Incense brings sweet smell of success
By Palden Nyima and Daqiong in Lhasa, Tibet | China Daily Global | Updated: 2019-08-29 11:27
Five members of Chamba's family, including his father, are engaged in the incense trade.
According to Tasang, a staff member of the culture and tourism center in the village, the villagers have been relying on incense as their man source of income for more than 1,300 years.
"Today, many villagers have become rich by engaging in the incense trade. Many villagers have become owners of trucks, and some have expensive automobiles, and some villagers own big, fancy houses, all thanks to incense," said Tasang.
Tasang said that with tourism and transportation development, the village's situation has improved, since villagers can sell their products in their home as well as through the cooperative, now that the village has become a tourism destination.
A few successful businessmen in the village lead the whole village in the business. Villagers from impoverished families get jobs in incense production and sell incense to local incense companies.

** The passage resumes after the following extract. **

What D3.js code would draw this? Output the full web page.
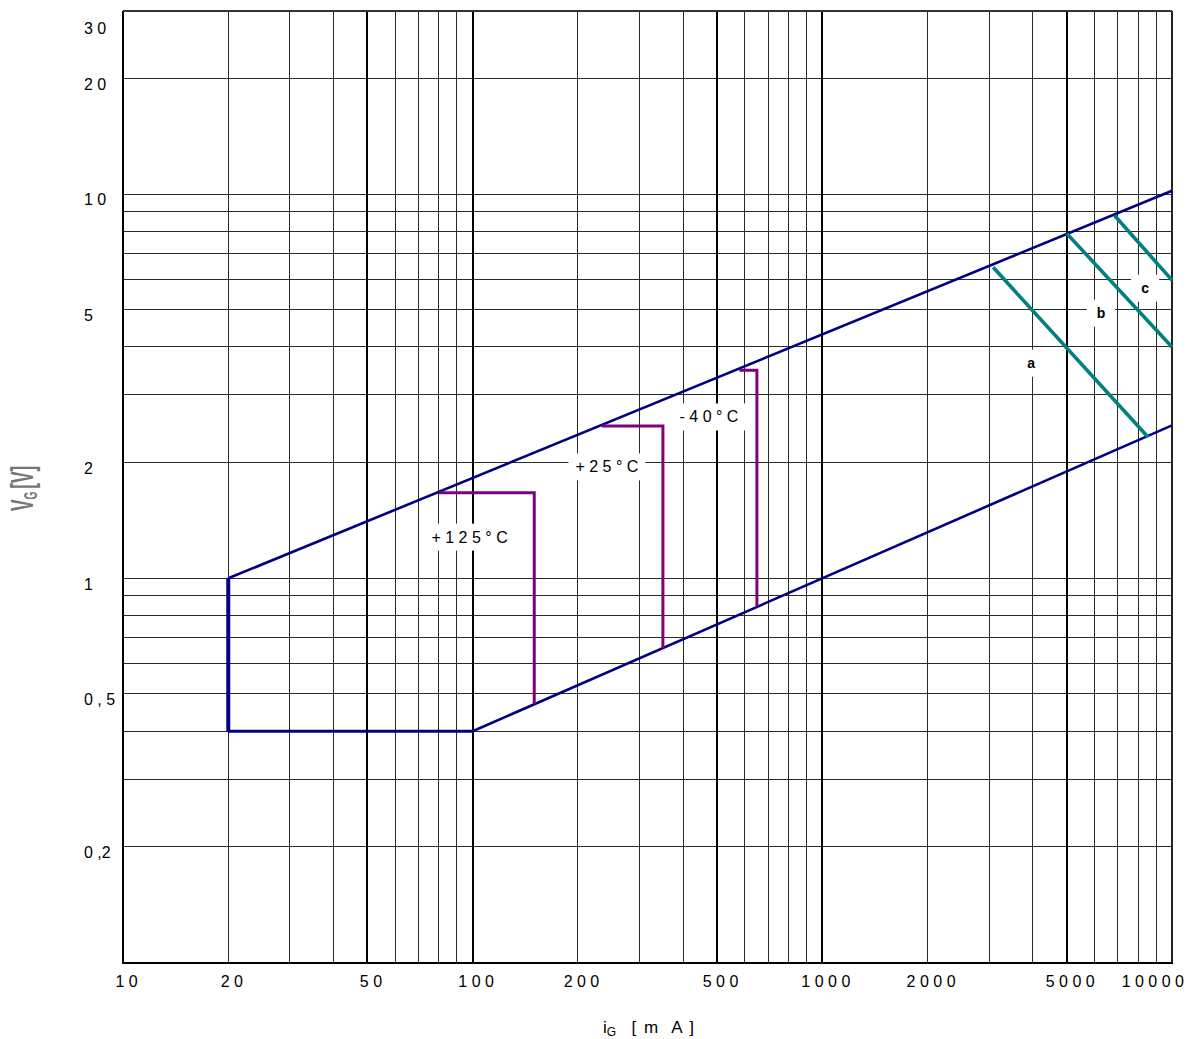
<!DOCTYPE html>
<html>
<head>
<meta charset="utf-8">
<script src="https://d3js.org/d3.v7.min.js"></script>
<style>
  html, body { margin: 0; padding: 0; background: #fff; }
  svg { display: block; }
  text { font-family: "Liberation Sans", Arial, Helvetica, sans-serif; }
</style>
</head>
<body>
<svg id="chart" width="1199" height="1039"></svg>
<script>
// ---------------- data ----------------
const xTicks = [10, 20, 50, 100, 200, 500, 1000, 2000, 5000, 10000];
const xTickLabels = ["1 0", "2 0", "5 0", "1 0 0", "2 0 0", "5 0 0", "1 0 0 0", "2 0 0 0", "5 0 0 0", "1 0 0 0 0"];
const yTicks = [30, 20, 10, 5, 2, 1, 0.5, 0.2];
const yTickLabels = ["3 0", "2 0", "1 0", "5", "2", "1", "0 , 5", "0 ,2"];

const xGridMinor = [20, 30, 40, 60, 70, 80, 90, 200, 300, 400, 600, 700, 800, 900, 2000, 3000, 4000, 6000, 7000, 8000, 9000];
const xGridMajor = [50, 100, 500, 1000, 5000];
const yGrid = [0.2, 0.3, 0.4, 0.5, 0.6, 0.7, 0.8, 0.9, 1, 2, 3, 4, 5, 6, 7, 8, 9, 10, 20];

// boundary of the gate trigger area (navy)
const upperBoundary = [[20, 1], [10000, 10.2]];
const lowerBoundary = [[100, 0.4], [10000, 2.5]];
const leftBoundary = [[20, 0.4], [20, 1]];
const bottomBoundary = [[20, 0.4], [100, 0.4]];

// temperature limits (purple)
const temp125 = [[80, 1.67], [150, 1.67], [150, 0.47]];
const temp25 = [[234, 2.49], [350, 2.49], [350, 0.658]];
const tempM40 = [[579, 3.48], [650, 3.48], [650, 0.843]];

// power limits (teal)
const powerA = [[3080, 6.45], [8550, 2.33]];
const powerB = [[5000, 7.9], [10000, 4.0]];
const powerC = [[6850, 8.8], [10000, 5.97]];

// annotations
const tempLabels = ["+ 1 2 5 ° C", "+ 2 5 ° C", "- 4 0 ° C"];
const tempLabelX = [98, 242, 474];
const tempLabelY = [1.28, 1.95, 2.63];
const curveLabels = ["a", "b", "c"];
const curveLabelX = [3955, 6267, 8375];
const curveLabelY = [3.63, 4.9, 5.69];

// ---------------- drawing ----------------
const W = 1199, H = 1039;
const svg = d3.select("#chart");
const x = d3.scaleLog().domain([10, 10000]).range([123, 1172]);
const y = d3.scaleLog().domain([0.1, 30]).range([962.5, 10.8]);
const [x0, x1] = x.range();
const [yb, yt] = y.range();

const grid = svg.append("g").attr("shape-rendering", "crispEdges");
grid.selectAll("line.h").data(yGrid).join("line")
  .attr("x1", x0).attr("x2", x1)
  .attr("y1", d => y(d)).attr("y2", d => y(d))
  .attr("stroke", "#2a2a2a").attr("stroke-width", 1);
grid.selectAll("line.vm").data(xGridMinor).join("line")
  .attr("x1", d => x(d)).attr("x2", d => x(d))
  .attr("y1", yt).attr("y2", yb)
  .attr("stroke", "#2a2a2a").attr("stroke-width", 1);
grid.selectAll("line.vM").data(xGridMajor).join("line")
  .attr("x1", d => x(d)).attr("x2", d => x(d))
  .attr("y1", yt).attr("y2", yb)
  .attr("stroke", "#000").attr("stroke-width", 2);
// frame
grid.append("line").attr("x1", x0).attr("x2", x0).attr("y1", yt).attr("y2", yb + 1).attr("stroke", "#000").attr("stroke-width", 2);
grid.append("line").attr("x1", x1).attr("x2", x1).attr("y1", yt).attr("y2", yb + 1).attr("stroke", "#222").attr("stroke-width", 2);
grid.append("line").attr("x1", x0).attr("x2", x1).attr("y1", yt).attr("y2", yt).attr("stroke", "#333").attr("stroke-width", 1.5);
grid.append("line").attr("x1", x0 - 1).attr("x2", x1 + 1).attr("y1", yb + 0.5).attr("y2", yb + 0.5).attr("stroke", "#000").attr("stroke-width", 2);

function boxedLabel(g, txt, cx, cy, opts) {
  const t = g.append("text")
    .attr("x", x(cx)).attr("y", y(cy))
    .attr("text-anchor", "middle")
    .attr("dominant-baseline", "central")
    .attr("font-size", opts.size)
    .attr("font-weight", opts.weight || "normal")
    .attr("fill", "#000")
    .text(txt);
  const b = t.node().getBBox();
  g.insert("rect", "text")
    .attr("x", b.x - opts.padX).attr("y", y(cy) - opts.h / 2)
    .attr("width", b.width + 2 * opts.padX).attr("height", opts.h)
    .attr("fill", "#fff");
}
const labelsG = svg.append("g");

const line = d3.line().x(d => x(d[0])).y(d => y(d[1]));
const curves = svg.append("g").attr("fill", "none").attr("stroke-linejoin", "miter").attr("stroke-linecap", "butt");
curves.append("path").attr("d", line(upperBoundary)).attr("stroke", "#000080").attr("stroke-width", 2.6);
curves.append("path").attr("d", line(lowerBoundary)).attr("stroke", "#000080").attr("stroke-width", 2.6);
curves.append("path").attr("d", line(leftBoundary)).attr("stroke", "#000080").attr("stroke-width", 4);
curves.append("path").attr("d", line(bottomBoundary)).attr("stroke", "#000080").attr("stroke-width", 3);

[temp125, temp25, tempM40].forEach(s => {
  curves.append("path").attr("d", line(s)).attr("stroke", "#800080").attr("stroke-width", 3);
});
[powerA, powerB, powerC].forEach(s => {
  curves.append("path").attr("d", line(s)).attr("stroke", "#008080").attr("stroke-width", 3.6);
});

tempLabels.forEach((t, i) => boxedLabel(labelsG, t, tempLabelX[i], tempLabelY[i], { size: 16, padX: 7, h: 27 }));
curveLabels.forEach((t, i) => boxedLabel(labelsG, t, curveLabelX[i], curveLabelY[i], { size: 14, weight: "bold", padX: 10, h: 27 }));

// axes (labels only)
const xAxis = svg.append("g")
  .attr("transform", `translate(0,${yb})`)
  .call(d3.axisBottom(x).tickValues(xTicks).tickFormat((d, i) => xTickLabels[i]).tickSize(0).tickPadding(13));
xAxis.select(".domain").remove();
xAxis.selectAll("text")
  .attr("font-family", '"Liberation Sans", Arial, sans-serif')
  .attr("font-size", 16).attr("fill", "#000")
  .attr("dx", 3)
  .each(function () {
    const b = this.getBBox();
    const tr = d3.select(this.parentNode).attr("transform");
    const tx = +/translate\(([-\d.]+)/.exec(tr)[1];
    const right = tx + b.x + b.width + 3;
    if (right > W - 12) d3.select(this).attr("dx", 3 - (right - (W - 12)));
  });

const yAxis = svg.append("g")
  .attr("transform", `translate(${x0},0)`)
  .call(d3.axisLeft(y).tickValues(yTicks).tickFormat((d, i) => yTickLabels[i]).tickSize(0).tickPadding(0));
yAxis.select(".domain").remove();
yAxis.selectAll(".tick")
  .attr("transform", d => `translate(0,${Math.max(y(d), 23)})`);
yAxis.selectAll("text")
  .attr("font-family", '"Liberation Sans", Arial, sans-serif')
  .attr("font-size", 16).attr("fill", "#000")
  .attr("text-anchor", "start")
  .attr("x", 84 - x0)
  .attr("dy", "0.71em");

// axis titles
const xt = svg.append("text")
  .attr("x", 603).attr("y", 1033)
  .attr("font-size", 17).attr("fill", "#000")
  .attr("xml:space", "preserve");
xt.append("tspan").text("i");
xt.append("tspan").attr("font-size", 12).attr("dy", 3).text("G");
xt.append("tspan").attr("dy", -3).attr("dx", 3).attr("letter-spacing", 1.5).text("  [ m  A ]");

const yt2 = svg.append("text")
  .attr("transform", "translate(33,511) rotate(-90) scale(0.72,1.28)")
  .attr("font-size", 24).attr("fill", "#767676").attr("font-weight", "bold");
yt2.append("tspan").text("V");
yt2.append("tspan").attr("font-size", 14).attr("dy", 3).text("G");
yt2.append("tspan").attr("dy", -3).attr("dx", 4).text("[V]");
</script>
</body>
</html>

They also have been trying to turn their business into a global venture.
Gyatso, who was born in the village and is a fourth-generation incense producer, is owner of one of the village's two incense companies. He has been engaged in incense production for more than 35 years, and was employed by the county government as a production guide for the county's incense training program between 1994 and 1998.
Gyatso learned the skills of incense production, which he said involves around 30 procedures, as a child from his father, became an outstanding incense maker, and is skilled at finding new herbs to use as incense ingredients.
"Unlike most villagers who produce one or two kinds of incense based on traditional methods, I have found six new herbs as newly discovered incense elements, and altogether, I produce six different incense products," said Gyatso.
In 2008, he established his company, which has provided job opportunities for impoverished families in the village.
"Now my company has 28 employees from the village, six of whom are from impoverished families," said Gyatso. "Establishing a company is not only for my own interests - it is also for all the villagers."